A caravan will travel through parts of the Sandhills on Thursday to protest the killing of George Floyd, whose death in police custody has sparked a national outcry.
People participating in the demonstration are encouraged to decorate their vehicles. The protest is being organized by the N.C. Impact Coalition.
Lakisha Womack, a local educator who co-founded the coalition with her relatives Lanisha Bailey, Shirella Horton and Charles Taylor in 2016, said the group felt a caravan would minimize the protestors’ risk of exposure to the coronavirus.
“We want to show the right way to address the issue,” Womack said Monday in a phone interview. “With this being a retirement community, we can’t afford to have COVID-19 run rampant here.”
About 34 percent of Moore County‘s laboratory-confirmed cases of COVID-19 involve residents older than 64, a demographic especially vulnerable to the disease. Dr. Mandy Cohen, secretary of the North Carolina Department of Health and Human Services, during a press conference on Monday said she “fully support(s) the need to peacefully protest” Floyd’s death.

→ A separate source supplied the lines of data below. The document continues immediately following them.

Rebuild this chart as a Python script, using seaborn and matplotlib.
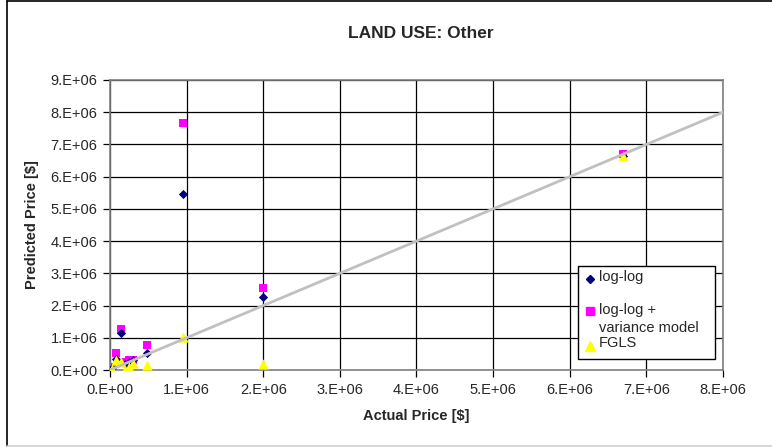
import pandas as pd
import seaborn as sns
import matplotlib.pyplot as plt
from matplotlib.lines import Line2D
from matplotlib.patches import Rectangle
from matplotlib.ticker import FuncFormatter, MultipleLocator

# Values (millions of dollars)
actual = [0.03, 0.08, 0.15, 0.20, 0.25, 0.30, 0.48, 0.95, 2.00, 6.70]
loglog = [0.05, 0.35, 1.15, 0.20, 0.25, 0.30, 0.53, 5.45, 2.26, 6.65]
loglog_var = [0.08, 0.52, 1.27, 0.25, 0.30, 0.32, 0.78, 7.68, 2.54, 6.70]
fgls = [0.02, 0.30, 0.26, 0.00, 0.10, 0.22, 0.16, 1.02, 0.20, 6.63]
ref_line = [0.0, 8.0]

series_names = ['log-log', 'log-log +\nvariance model', 'FGLS']
series_colors = ['#000080', '#FF00FF', '#FFFF00']
series_markers = ['D', 's', '^']

df = pd.DataFrame({
    'actual': [v * 1e6 for v in actual],
    'loglog': [v * 1e6 for v in loglog],
    'loglog_var': [v * 1e6 for v in loglog_var],
    'fgls': [v * 1e6 for v in fgls],
})
line_df = pd.DataFrame({'x': [v * 1e6 for v in ref_line], 'y': [v * 1e6 for v in ref_line]})

sns.set_style("white")
plt.rcParams['font.family'] = ['Liberation Sans', 'DejaVu Sans']
FS = 10.5

fig = plt.figure(figsize=(7.72, 4.47), dpi=100)
ax = fig.add_axes([110 / 772, 1 - 370 / 447, 613 / 772, 290 / 447])

sns.scatterplot(data=df, x='actual', y='loglog', ax=ax, marker='D', s=22,
                color=series_colors[0], edgecolor=series_colors[0], linewidth=0, zorder=3)
sns.scatterplot(data=df, x='actual', y='loglog_var', ax=ax, marker='s', s=38,
                color=series_colors[1], edgecolor=series_colors[1], linewidth=0, zorder=2)
sns.scatterplot(data=df, x='actual', y='fgls', ax=ax, marker='^', s=55,
                color=series_colors[2], edgecolor=series_colors[2], linewidth=0, zorder=4)
sns.lineplot(data=line_df, x='x', y='y', ax=ax, color='#C0C0C0', linewidth=2, zorder=5)

ax.set_xlim(0, 8e6)
ax.set_ylim(0, 9e6)
ax.xaxis.set_major_locator(MultipleLocator(1e6))
ax.yaxis.set_major_locator(MultipleLocator(1e6))
fmt = FuncFormatter(lambda v, p: '%d.E+06' % round(v / 1e6) if v else '0.E+00')
ax.xaxis.set_major_formatter(fmt)
ax.yaxis.set_major_formatter(fmt)

ax.grid(True, color='black', linewidth=0.9)
ax.set_axisbelow(True)
for s in ax.spines.values():
    s.set_color('#808080')
    s.set_linewidth(1.2)
ax.tick_params(axis='both', direction='out', length=5, width=0.9, color='black',
               labelsize=FS, pad=4, left=True, bottom=True)

ax.set_xlabel('Actual Price [$]', fontsize=FS, fontweight='bold', labelpad=9)
ax.set_ylabel('Predicted Price [$]', fontsize=FS, fontweight='bold', labelpad=8)
fig.text(0.5 * (110 + 723) / 772 + 0.005, 1 - 33 / 447, 'LAND USE: Other',
         ha='center', va='center', fontsize=12.5, fontweight='bold')

# legend box, laid out the way the spreadsheet draws it
ax.add_patch(Rectangle((0.7635, 0.038), 0.2235, 0.3206, transform=ax.transAxes,
                       facecolor='white', edgecolor='black', linewidth=1.0, zorder=10))
marker_y = [0.315, 0.203, 0.083]
marker_sz = [4.5, 6, 7.5]
for i in range(3):
    ax.add_line(Line2D([0.783], [marker_y[i]], transform=ax.transAxes, linestyle='none',
                       marker=series_markers[i], markersize=marker_sz[i],
                       color=series_colors[i], zorder=11))
text_lines = [(series_names[0], 0.32), (series_names[1].split('\n')[0], 0.207),
              (series_names[1].split('\n')[1], 0.146), (series_names[2], 0.093)]
for txt, ty in text_lines:
    ax.text(0.797, ty, txt, transform=ax.transAxes, fontsize=FS, va='center',
            ha='left', zorder=11)

# chart area border
fig.add_artist(Line2D([7 / 772, 7 / 772], [1 / 447, 1 - 1 / 447], color='black', linewidth=1.2))
fig.add_artist(Line2D([7 / 772, 1], [1 - 1 / 447, 1 - 1 / 447], color='black', linewidth=1.2))
fig.add_artist(Line2D([7 / 772, 1], [1 / 447, 1 / 447], color='#D0D0D0', linewidth=1.2))

fig.savefig('out.png', dpi=100)
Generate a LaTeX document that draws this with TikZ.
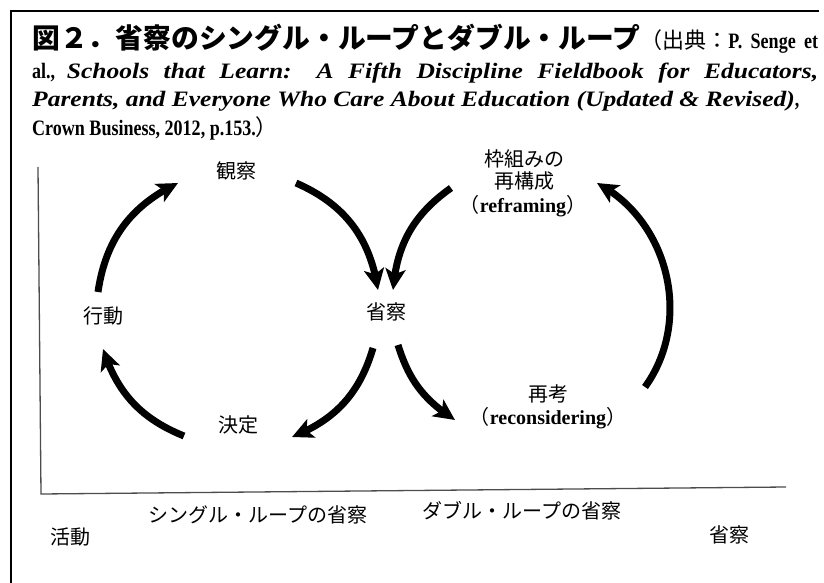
\documentclass[tikz,border=0pt]{standalone}
\usepackage{fontspec}
\setmainfont{Liberation Serif}
\newfontfamily\headrm{Liberation Serif}[BoldFeatures={FakeStretch=0.82}, BoldItalicFeatures={FakeStretch=1.16}]
\newfontfamily\jpfont{Noto Sans CJK JP}
\usetikzlibrary{arrows.meta, bending}
\tikzset{>=stealth}
\tikzset{
  loopar/.style={line width=7pt, -{Stealth[length=21pt,width=20pt,inset=5pt]}},
  jplbl/.style={font=\jpfont\fontsize{20}{24}\selectfont, inner sep=0pt},
  enlbl/.style={font=\bfseries\fontsize{20}{24}\selectfont, inner sep=0pt},
  headline/.style={anchor=base west, inner sep=0pt, font=\headrm\bfseries\fontsize{22}{26}\selectfont},
  axisline/.style={line width=1.3pt, black!70},
}

\begin{document}
\begin{tikzpicture}[x=1pt,y=1pt]
\useasboundingbox (0,0) rectangle (824,582);
% frame
\draw[line width=2.5pt] (819,571) -- (11,571) -- (11,-2);
% heading and source
\node[headline] (head1) at (32,533) {\makebox[786pt][s]{{\jpfont\bfseries\fontsize{27.8}{30}\selectfont 図２．省察のシングル・ループとダブル・ループ}{\jpfont\mdseries\fontsize{22}{26}\selectfont （出典：}P. Senge et}};
\node[headline] (head2) at (32,503) {\makebox[786pt][s]{al., \itshape Schools that Learn: A Fifth Discipline Fieldbook for Educators,}};
\node[headline] (head3) at (32,475) {\itshape Parents, and Everyone Who Care About Education (Updated \& Revised)\upshape,};
\node[headline] (head4) at (32,446) {Crown Business, 2012, p.153.{\jpfont\mdseries\fontsize{22}{26}\selectfont ）}};
% axes
\draw[axisline] (38,415) -- (41,88) -- (786,95);
% labels
\node[jplbl] (obs) at (236,411) {観察};
\node[jplbl] (act) at (103,266) {行動};
\node[jplbl] (refl) at (386,270) {省察};
\node[jplbl] (dec) at (238,157) {決定};
\node[jplbl] (reframe1) at (524,423) {枠組みの};
\node[jplbl] (reframe2) at (524,401) {再構成};
\node[enlbl] (reframe3) at (523,376) {{\jpfont\mdseries （}reframing{\jpfont\mdseries ）}};
\node[jplbl] (recon1) at (548,188) {再考};
\node[enlbl] (recon2) at (548,164) {{\jpfont\mdseries （}reconsidering{\jpfont\mdseries ）}};
\node[jplbl] (single) at (258,67) {シングル・ループの省察};
\node[jplbl] (double) at (522,71) {ダブル・ループの省察};
\node[jplbl] (activity) at (70,45) {活動};
\node[jplbl] (reflection) at (729,47) {省察};
% arrow ends
\coordinate (a1s) at (98,290);  \coordinate (a1e) at (178,399);
\coordinate (a2s) at (296,399); \coordinate (a2e) at (378,292);
\coordinate (a3s) at (373,234); \coordinate (a3e) at (292,145);
\coordinate (a4s) at (184,146); \coordinate (a4e) at (103,233);
\coordinate (b1s) at (398,237); \coordinate (b1e) at (455,162);
\coordinate (b2s) at (645,195); \coordinate (b2e) at (597,399);
\coordinate (b3s) at (451,394); \coordinate (b3e) at (393,292);
% single loop
\draw[loopar] (a1s) to[bend left=28] (a1e);
\draw[loopar] (a2s) to[bend left=29] (a2e);
\draw[loopar] (a3s) to[bend left=26] (a3e);
\draw[loopar] (a4s) to[bend left=25] (a4e);
% double loop
\draw[loopar] (b1s) to[bend right=20] (b1e);
\draw[loopar] (b2s) to[bend right=49] (b2e);
\draw[loopar] (b3s) to[bend right=25] (b3e);
\end{tikzpicture}
\end{document}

Acknowledging the many demonstrations held across the state over the weekend, Cohen said she was “heartened to see that in the midst of such pain, many showed their care for those around them by covering their faces.”
“In North Carolina, African Americans make up an estimated 22 percent of our population, yet account for 34 percent of our COVID-19 deaths,” she said. “Too many families have lost loved ones.”
Protestors will gather beginning at 3:30 p.m. at the National Guard Armory baseball field, located off Morganton Road in Southern Pines. Escorted by members of the Southern Pines, Pinehurst and Aberdeen police departments, the caravan will depart at 4 p.m., merging onto U.S. 15-501 and turning onto N.C. 5 before reconvening at the field, where Womack said representatives for various civic groups will be waiting to share information about their organizations.
“Our goal is for people to join these organizations and to make people aware that this is something that is going on in Moore County,” Womack said. “We also want people to join in on conversations about legislative change.”
Womack said families of individuals killed in altercations with law enforcement through the years are expected to participate in the demonstration. The event comes days after a peaceful protest in response to Floyd’s death was held in the parking lot of Walmart in Aberdeen.